The Republican National Committee circulated office phone numbers of anchors and execs for the Big Three broadcast news orgs Monday, urging the public to complain about the shortage of coverage on the conviction of Maria Hsia.
Hsia, who organized a fund-raiser for Vice President Al Gore at a suburban Los Angeles Buddhist temple, was recently convicted on five felony counts. According to the RNC, her conviction warranted 19 seconds on “ABC World News Tonight,” 23 seconds on “CBS Evening News” and no mention on NBC’s “The Nightly News With Tom Brokaw.”
RNC chairman Jim Nicholson is protesting the network’s “non-coverage” by giving out the private phone numbers of Tom Brokaw, Peter Jennings and Dan Rather as well as the president and VPs of the networks’ news divisions and urging GOP activists to begin “networking.”
“How do you solve a problem like Maria Hsia?” Nicholson asked in a statement. “If you’re a network anchor, you make like a Buddhist nun and take a vow of silence. Maybe a few thousand phone calls, e-mails and faxes will give them the news and get them to kick the habit.”

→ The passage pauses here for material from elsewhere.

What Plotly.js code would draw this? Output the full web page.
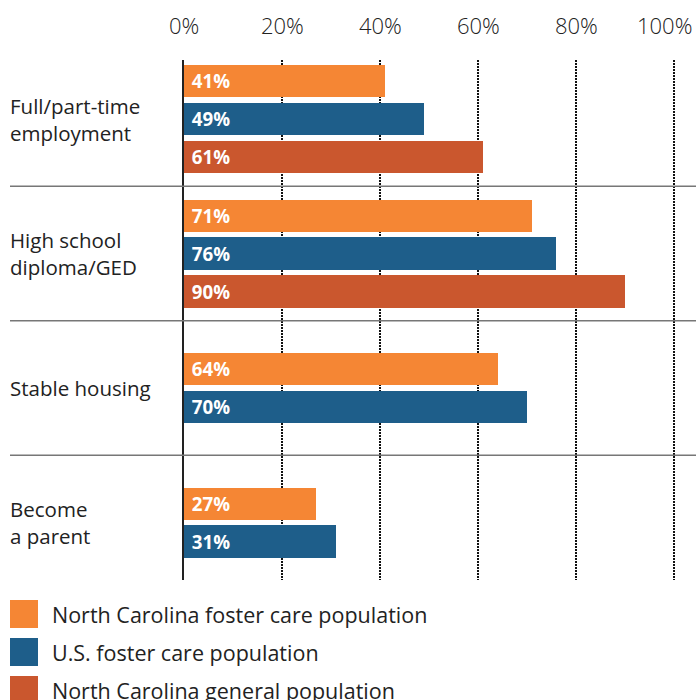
<!DOCTYPE html>
<html>
<head>
<meta charset="utf-8">
<script src="https://cdn.plot.ly/plotly-3.0.1.min.js"></script>
<style>html,body{margin:0;padding:0;background:#fff;}#chart{width:696px;height:700px;}</style>
</head>
<body>
<div id="chart"></div>
<script>
// ---- data ----
const categories = ["Full/part-time<br>employment", "High school<br>diploma/GED", "Stable housing", "Become<br>a parent"];
const ncFoster = [41, 71, 64, 27];
const usFoster = [49, 76, 70, 31];
const ncGeneral = [61, 90, null, null];
const seriesNames = ["North Carolina foster care population", "U.S. foster care population", "North Carolina general population"];
const seriesColors = ["#F58634", "#1E5E8A", "#CA572E"];
const xTickVals = [0, 20, 40, 60, 80, 100];
const xTickText = ["0%", "20%", "40%", "60%", "80%", "100%"];

// ---- layout geometry ----
const W = 696, H = 700;
const plotL = 184, plotT = 60, plotH = 520;
const plotW = 494;
const xMax = plotW / 4.9;   // 98 px per 20 %
const margin = {l: plotL, r: W - plotL - plotW, t: plotT, b: H - plotT - plotH};
const px2x = px => (px - plotL) / plotW;
const py2y = py => (plotT + plotH - py) / plotH;
const FONT = "Open Sans, Noto Sans, sans-serif";
const TXT = "#222222";

const allSeries = [ncFoster, usFoster, ncGeneral];
const slot = 0.2825, barW = 0.238;

// compute y positions so groups with fewer series are centred
const traces = allSeries.map((vals, s) => {
  const ys = [], xs = [], txt = [];
  vals.forEach((v, i) => {
    if (v === null) return;
    const present = allSeries.map(a => a[i]).filter(x => x !== null).length;
    const k = allSeries.slice(0, s).filter(a => a[i] !== null).length;
    ys.push(i + (k - (present - 1) / 2) * slot);
    xs.push(v);
    txt.push("\u00A0" + v + "%");
  });
  return {
    type: "bar", orientation: "h", x: xs, y: ys, width: barW,
    name: seriesNames[s],
    marker: {color: seriesColors[s], line: {width: 0}},
    text: txt, textposition: "inside", insidetextanchor: "start",
    textfont: {family: FONT, size: 23, color: "#ffffff", weight: 700},
    hoverinfo: "skip", showlegend: false
  };
});

const shapes = [];
for (let i = 0; i < categories.length - 1; i++) {
  shapes.push({type: "line", xref: "paper", yref: "y", x0: px2x(10), x1: px2x(696), y0: i + 0.5, y1: i + 0.5,
    line: {color: "#777777", width: 1.5}, layer: "above"});
}
const annotations = categories.map((c, i) => ({
  xref: "paper", yref: "y", x: px2x(8), y: i, xanchor: "left", yanchor: "middle", align: "left",
  text: c, showarrow: false, font: {family: FONT, size: 20.5, color: TXT}
}));
// top tick labels (last one kept inside the picture, as in the reference)
xTickVals.forEach((v, idx) => {
  const last = idx === xTickVals.length - 1;
  const pxPos = plotL + v / xMax * plotW;
  annotations.push({
    xref: "x", yref: "paper", x: v, y: py2y(24.5), yanchor: "middle",
    xanchor: last ? "right" : "center", xshift: last ? (W - 2 - pxPos) : 0,
    text: xTickText[idx], showarrow: false, font: {family: FONT, size: 22, color: TXT, weight: 300}
  });
});
seriesNames.forEach((n, s) => {
  const top = 600 + s * 38;
  shapes.push({type: "rect", xref: "paper", yref: "paper", x0: px2x(10), x1: px2x(38), y0: py2y(top), y1: py2y(top + 28),
    fillcolor: seriesColors[s], line: {width: 0}});
  annotations.push({xref: "paper", yref: "paper", x: px2x(50), y: py2y(top + 14), xanchor: "left", yanchor: "middle",
    text: n, showarrow: false, font: {family: FONT, size: 21.5, color: TXT}});
});

const layout = {
  width: W, height: H, margin: margin,
  paper_bgcolor: "#ffffff", plot_bgcolor: "#ffffff",
  showlegend: false, bargap: 0,
  xaxis: {
    side: "top", range: [0, xMax], tickvals: xTickVals, ticktext: xTickText,
    showticklabels: false, ticks: "",
    showgrid: true, gridcolor: "#111111", gridwidth: 1.2, griddash: "1.5px,1.5px",
    zeroline: false, showline: false, fixedrange: true
  },
  yaxis: {
    range: [(580 - 119) / 134.5, (60 - 119) / 134.5],
    showticklabels: false, showgrid: false, zeroline: false,
    showline: true, linecolor: "#222222", linewidth: 2, ticks: "", fixedrange: true
  },
  shapes: shapes, annotations: annotations
};

Plotly.newPlot("chart", traces, layout, {displayModeBar: false, staticPlot: true});
</script>
</body>
</html>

None of the news divisions plans to respond to the RNC’s criticism. A CBS spokeswoman dismissed the accusations as “politics.” Both ABC News and NBC News reps said they stand by their editorial decisions. “We don’t measure the importance of news by seconds,” an ABC News spokeswoman said.
Meanwhile, the cable news nets were gearing up for Super Tuesday. CNBC’s Geraldo Rivera will anchor two special editions of “Rivera Live” from Los Angeles today. Rivera will be joined by a panel of journalists and political analysts, including Carl Bernstein, Arianna Huffington, Republican strategist Ed Rollins, Alan Dershowitz and the Revs. Jerry Falwell and Al Sharpton.
At CNN, anchors Bernard Shaw and Judy Woodruff — along with lead analysts Jeff Greenfield and Bill Schneider — will provide viewers with live coverage, beginning at 5 p.m. Fox News Channel will begin its live election coverage at 6 p.m. with a special report by Brit Hume.